「あれ?どうした?イメチェン?」
声をかけてきたのは、東松山 凛子(ひがしまつやま りんこ)だ。
長い黒髪をなびかせているこの凛子とは、幼稚園から・・・いや、
生まれたころから家族ぐるみで付き合いがある、いわば幼馴染というやつだ。
家も隣同士で、幼稚園のころからずっと同じ学校に通っていて、毎朝一緒に登校している。というか、なぜかいつも一緒になる。
今朝もそうだ。
「どうよ?美容院ってとこで切ってもらったんだぜ?福山だぜ?桜坂だぜ?」
前髪をいじりながら凛子にアピールするが、その前髪を思いっきりわしゃわしゃと撫でられる。
「おまっ!何すんだよ!」
「なーにが、美容院よ!病院行って診てもらいなさいよ!」
「ははぁーん、さては、俺があまりにもかっこよすぎて惚れてんだろ?え?」
「なんかジローちゃんらしくないっていうか、正直、似合ってない」
カッー!
ムカツク。
本当なら、ここでチョップでも食らわすのが、男として在るべき俺なのだが、生憎、こいつの親父はプロレスラーで、その影響からか、こいつには腕力では敵わない。

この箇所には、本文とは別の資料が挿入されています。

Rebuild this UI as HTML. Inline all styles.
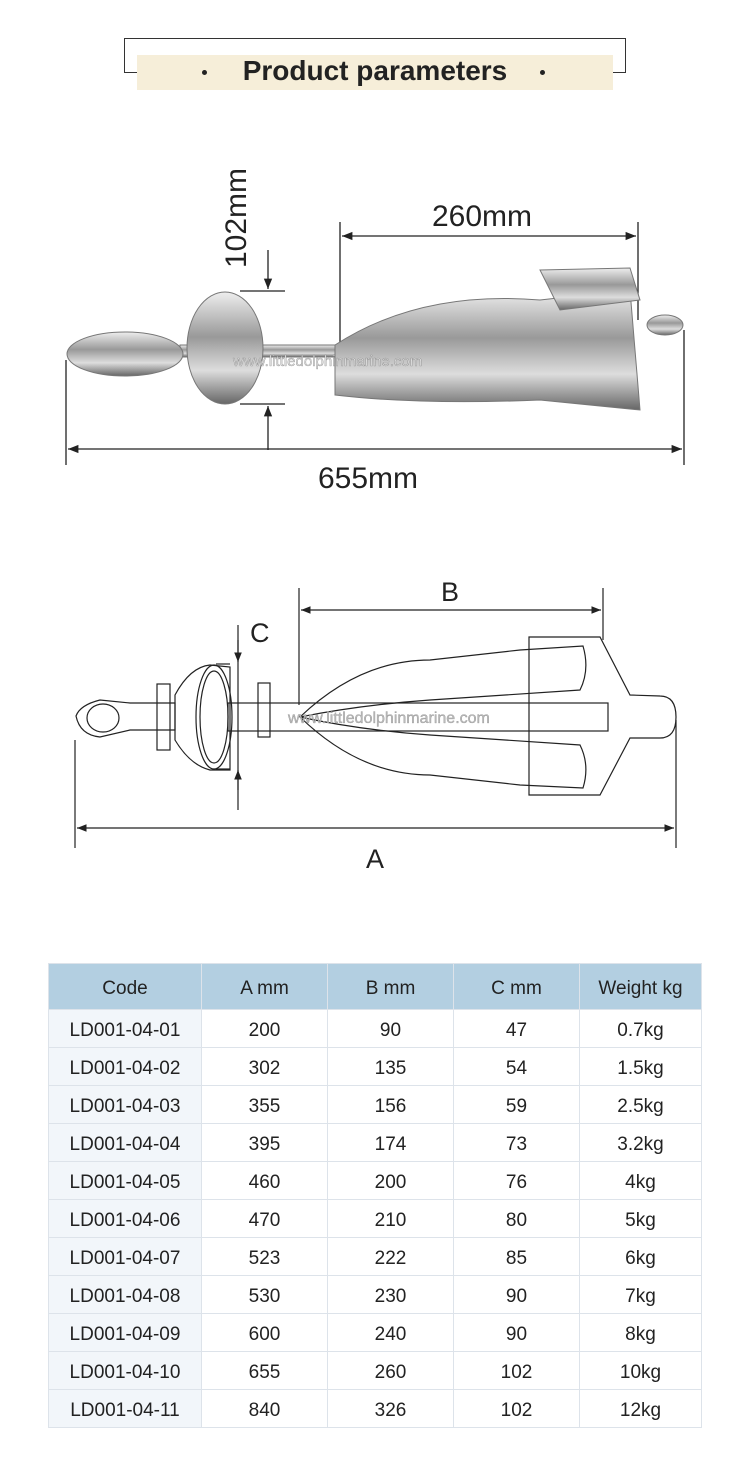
<!DOCTYPE html>
<html><head><meta charset="utf-8"><style>
body{margin:0;width:750px;height:1463px;background:#fff;position:relative;overflow:hidden;font-family:"Liberation Sans","DejaVu Sans",sans-serif}
.abs{position:absolute}
table{position:absolute;left:48px;top:963px;border-collapse:collapse;width:654px}
td,th{border:1px solid #dde3ea;text-align:center;font-size:19px;color:#222;font-weight:normal;height:37px;padding:0}
td span,th span{position:relative;top:2px}
th{background:#b3cfe1;height:45px;font-size:19px}
td:first-child{background:#f2f6fa}
</style></head><body>
<div class="abs" style="left:124px;top:38px;width:500px;height:33px;border:1px solid #333"></div>
<div class="abs" style="left:137px;top:55px;width:476px;height:35px;background:#f6eed9"></div>
<div class="abs" style="left:137px;top:55px;width:476px;text-align:center;font-size:28px;font-weight:bold;color:#222">Product parameters</div>
<div class="abs" style="left:202px;top:70px;width:5px;height:5px;border-radius:50%;background:#222"></div>
<div class="abs" style="left:540px;top:70px;width:5px;height:5px;border-radius:50%;background:#222"></div>

<svg class="abs" style="left:0;top:0" width="750" height="940">
<defs>
<linearGradient id="m" x1="0" y1="0" x2="0" y2="1"><stop offset="0" stop-color="#eee"/><stop offset=".4" stop-color="#999"/><stop offset=".7" stop-color="#ddd"/><stop offset="1" stop-color="#666"/></linearGradient>
<marker id="a" viewBox="0 0 10 10" refX="10" refY="5" markerWidth="8" markerHeight="8" orient="auto-start-reverse"><path d="M0 1L10 5L0 9z" fill="#222"/></marker>
</defs>
<g stroke="#222" stroke-width="1.3" fill="none">
<line x1="340" y1="222" x2="340" y2="345"/><line x1="638" y1="222" x2="638" y2="320"/>
<line x1="342" y1="236" x2="636" y2="236" marker-start="url(#a)" marker-end="url(#a)"/>
<line x1="240" y1="291" x2="285" y2="291"/><line x1="240" y1="404" x2="285" y2="404"/>
<line x1="268" y1="250" x2="268" y2="289" marker-end="url(#a)"/><line x1="268" y1="450" x2="268" y2="406" marker-end="url(#a)"/>
<line x1="66" y1="360" x2="66" y2="465"/><line x1="684" y1="330" x2="684" y2="465"/>
<line x1="68" y1="449" x2="682" y2="449" marker-start="url(#a)" marker-end="url(#a)"/>
</g>
<g stroke="#777" stroke-width="1">
<rect x="180" y="345" width="440" height="12" fill="url(#m)"/>
<ellipse cx="125" cy="354" rx="58" ry="22" fill="url(#m)"/>
<ellipse cx="225" cy="348" rx="38" ry="56" fill="url(#m)"/>
<path d="M335 345 Q420 290 540 300 L630 290 L640 410 L540 400 Q420 405 335 395 Z" fill="url(#m)"/>
<path d="M540 270 L630 268 L640 300 L560 310Z" fill="url(#m)"/>
<ellipse cx="665" cy="325" rx="18" ry="10" fill="url(#m)"/>
</g>
<g font-size="30" fill="#222" font-family="Liberation Sans,sans-serif">
<text x="432" y="226">260mm</text>
<text x="318" y="488">655mm</text>
<text transform="translate(246,268) rotate(-90)">102mm</text>
</g>
<g stroke="#222" stroke-width="1.2" fill="none">
<line x1="299" y1="588" x2="299" y2="705"/><line x1="603" y1="588" x2="603" y2="640"/>
<line x1="301" y1="610" x2="601" y2="610" marker-start="url(#a)" marker-end="url(#a)"/>
<line x1="238" y1="625" x2="238" y2="810"/>
<line x1="238" y1="640" x2="238" y2="662" marker-end="url(#a)"/><line x1="238" y1="790" x2="238" y2="770" marker-end="url(#a)"/>
<line x1="230" y1="664" x2="216" y2="664"/><line x1="230" y1="769" x2="216" y2="769"/>
<line x1="75" y1="740" x2="75" y2="848"/><line x1="676" y1="720" x2="676" y2="848"/>
<line x1="77" y1="828" x2="674" y2="828" marker-start="url(#a)" marker-end="url(#a)"/>
<path d="M100 700 Q80 705 76 716 Q80 735 100 737 L130 730 L175 730 L175 703 L130 703 Z"/>
<ellipse cx="103" cy="718" rx="16" ry="14"/>
<rect x="157" y="684" width="13" height="66"/>
<path d="M175 695 Q190 667 210 665 L230 667 L230 770 L210 770 Q190 765 175 740 Z"/>
<ellipse cx="214" cy="717" rx="18" ry="52"/><ellipse cx="214" cy="717" rx="14" ry="46"/>
<rect x="228" y="703" width="380" height="28"/>
<rect x="258" y="683" width="12" height="54"/>
<path d="M300 717 Q360 660 430 660 L520 650 L583 646 Q590 670 580 690 L430 700 Q360 705 300 717 Q360 775 430 775 L520 785 L583 788 Q590 765 580 745 L430 735 Q360 730 300 717"/>
<path d="M529 637 L600 637 L630 695 L660 696 Q676 696 676 717 Q676 738 660 738 L630 738 L600 795 L529 795 Z"/>
</g>
<text x="288" y="723" font-size="16" fill="#bbb" stroke="#888" stroke-width=".3">www.littledolphinmarine.com</text>
<text x="233" y="366" font-size="15" fill="#ddd" stroke="#777" stroke-width=".3">www.littledolphinmarine.com</text>
<g font-size="27" fill="#222"><text x="441" y="601">B</text><text x="250" y="642">C</text><text x="366" y="868">A</text></g>
</svg>

<table>
<tr><th style="width:152px"><span>Code</span></th><th style="width:125px"><span>A mm</span></th><th style="width:125px"><span>B mm</span></th><th style="width:125px"><span>C mm</span></th><th><span>Weight kg</span></th></tr>
<tr><td><span>LD001-04-01</span></td><td><span>200</span></td><td><span>90</span></td><td><span>47</span></td><td><span>0.7kg</span></td></tr>
<tr><td><span>LD001-04-02</span></td><td><span>302</span></td><td><span>135</span></td><td><span>54</span></td><td><span>1.5kg</span></td></tr>
<tr><td><span>LD001-04-03</span></td><td><span>355</span></td><td><span>156</span></td><td><span>59</span></td><td><span>2.5kg</span></td></tr>
<tr><td><span>LD001-04-04</span></td><td><span>395</span></td><td><span>174</span></td><td><span>73</span></td><td><span>3.2kg</span></td></tr>
<tr><td><span>LD001-04-05</span></td><td><span>460</span></td><td><span>200</span></td><td><span>76</span></td><td><span>4kg</span></td></tr>
<tr><td><span>LD001-04-06</span></td><td><span>470</span></td><td><span>210</span></td><td><span>80</span></td><td><span>5kg</span></td></tr>
<tr><td><span>LD001-04-07</span></td><td><span>523</span></td><td><span>222</span></td><td><span>85</span></td><td><span>6kg</span></td></tr>
<tr><td><span>LD001-04-08</span></td><td><span>530</span></td><td><span>230</span></td><td><span>90</span></td><td><span>7kg</span></td></tr>
<tr><td><span>LD001-04-09</span></td><td><span>600</span></td><td><span>240</span></td><td><span>90</span></td><td><span>8kg</span></td></tr>
<tr><td><span>LD001-04-10</span></td><td><span>655</span></td><td><span>260</span></td><td><span>102</span></td><td><span>10kg</span></td></tr>
<tr><td><span>LD001-04-11</span></td><td><span>840</span></td><td><span>326</span></td><td><span>102</span></td><td><span>12kg</span></td></tr>
</table>
</body></html>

俺の親友の一人、福島 元気(ふくしま げんき)という巨漢なんか、
廊下ですれ違っただけで、ラリアットを食らわされ、倒れて泡を吹く元気を見て、
「もう、元気くん、大袈裟だなー」
と高笑いするような女だ。
体格と面白さでは勝っているとはいえ、腕力でも、性格の悪さでも、ついでに、成績でもこいつには勝てない。